Sudah lama pula berbagai pihak mengklasifikasikan perusakan lingkungan ini sebagai bentuk aksi teroris bukan lagi kejahatan pidana atau perdata. Bahkan BPLHD Jabar mewacanakan perlunya lembaga khusus (Densus 99) yang menangani kelompok perusak lingkungan yang karakternya seperti teroris.
Tugas pokok dari wadah ini adalah memburu pelaku pencemaran dan kerusakan lingkungan, seperti pembakar hutan dan lahan, pembuang limbah industri, dan pelaku illegal logging.
Wacana BPLDH Jabar soal Densus 99 didasari pandangan bahwa kejahatan lingkungan dan sumber daya alam di Indonesia tidak lagi cukup dilihat sebagai pelanggaran hukum semata. Terlebih dengan kurang efektifnya lembaga hukum mencegah dan menanggulangi kejahatan lingkungan sehingga menyuburkan perusakan lingkungan.
Banyak perkara pelanggaran lingkungan hidup, seperti pembakaran hutan, pencemaran limbah, penebangan liar, perusakan alam hayati, pengabaian hak-hak masyarakat adat, dan pelanggaran tata ruang, yang justru terhenti atau kalah di tingkat peradilan. Hal ini terlihat pada kasus putusan Pengadilan Negeri Palembang, Sumatera Selatan, yang menolak gugatan pemerintah terhadap PT Bumi Mekar Hijau terkait kebakaran hutan dan lahan tahun 2014 dan 2015.
Studi World Resources Institute 2015 menunjukkan hilangnya tutupan pohon hutan primer Indonesia yang mencapai 55 persen atau 4,5 juta hektar akibat aktivitas perkebunan, pertambangan, dan penebangan kayu yang melebihi batas. Ironisnya, aktivitas ini dilakukan perusahaan dengan memanfaatkan keterbatasan dari perundangan dan kebijakan, juga masyarakat biasa karena motif ekonomi maupun hak tradisionalnya. Situasi ini diperparah oleh ketimpangan dan ketidakadilan distribusi dan kontrol atas sumber daya alam yang
menyebabkan kemiskinan serta ketidakpuasan masyarakat lokal.
Tantangan pembangunan
Dapat dikatakan terorisme lingkungan merupakan tantangan serius dalam menunjang tujuan pembangunan berkelanjutan di Indonesia. Tingkat kejahatan lingkungan sudah menempati urutan tertinggi di antara serangkaian ancaman keamanan trans-nasional pemerintah.
Sebagai contoh, dari semua kayu yang diproduksi di Indonesia, hampir 70 persen ditebang secara ilegal dan diduga melalui mekanisme perdagangan kayu (ekspor) bawah tanah antara Indonesia dan Malaysia.
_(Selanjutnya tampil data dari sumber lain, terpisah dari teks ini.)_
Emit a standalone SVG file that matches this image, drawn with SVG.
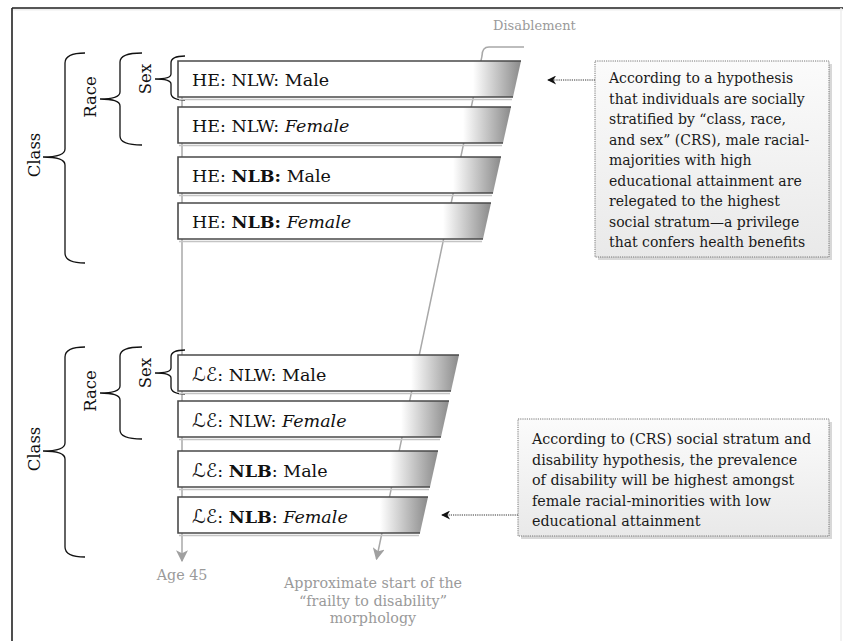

Kerugian negara diperkirakan 3 miliar dollar AS per tahun.
Dalam perkembangannya, pelaku kejahatan lingkungan tidak hanya dianggap sebagai teroris, tetapi juga termasuk tindakan ecocide karena merusak sumber daya alam secara intensif sehingga mengubah ekosistem.
Tahun 2010, Polly Higgins, pengacara bidang lingkungan, mengusulkan ke Komisi Hukum Internasional (ILC) agar kejahatan lingkungan dikategorikan sebagai ecocide.
Usulan dikenal dengan "Eradicating Ecocide" yang bertujuan mengubah statuta Roma agar menempatkan perusak lingkungan (ecocide) sebagai bagian dari kejahatan internasional yang dapat diadili Mahkamah Internasional. Dasar argumentasinya adalah kejahatan lingkungan merupakan bentuk tindakan yang mengganggu kemanusiaan, alam, dan generasi masa depan.
Kecenderungan global yang semakin keras menindak secara hukum perusakan dan kejahatan lingkungan (sumber daya alam) seharusnya menjadi perhatian Pemerintah Indonesia.
Dalam situasi ketidakseimbangan antara intensitas kerusakan sumber daya alam dan lingkungan dengan keterbatasan dalam mencegah dan merehabilitasi, pemerintah dituntut menyiapkan langkah kebijakan dan sanksi hukum terhadap pelaku kejahatan lingkungan agar kerusakannya tidak lebih parah.
Kematian Bunta diharapkan menjadi momentum itu. Jika tidak, kekayaan alam Indonesia tinggal legenda dan selanjutnya kita harus bersiap menerima bencana alam setiap saat.